How is it that dysfunctionality and misbehaviour become a normal way of living among people working in the construction industry?
In my research project, I look at middle managers, a group within the industry that has been characterized by extensive stress and overwork, to explore how forms of misbehaviour, such as workaholism, presenteeism, burnout and neglect of family and friends, becomes normalized, reproduced and resisted in practice. Previous research has tried to explain these behaviours against the backdrop of construction as a rigid industry characterized by a masculine mindset and an autonomous structure. However, our initial findings indicate that the normalizing processes are embedded in practices that are continuously embodied and reproduced, thus suggesting that we lack knowledge of the practical micro-foundations that ’feeds’ the behaviour. Using an ethnographic approach inspired by the critical works of Hochschild, Perrow, Sennett and Kunda, I am trying to untangle these processes at a micro-level by applying theoretical lenses at the intersection of work-life balance, well-being and patterns of organizing in the industry.

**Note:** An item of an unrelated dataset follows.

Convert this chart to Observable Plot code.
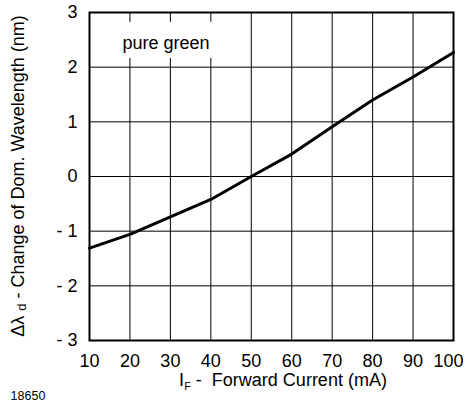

Rikard Sandberg is a doctoral student in Construction Management at Chalmers University of Technology in Gothenburg, Sweden. His background is in Work Science and Sociology and his research interest concerns critical studies of work and lifestyles, ideals, embodiment and reflexive patterns of organizing. Rikard's PhD is supervised by Christine Räisänen and Martin Löwstedt (Chalmers University) and Ani Raiden (Nottingham Business School).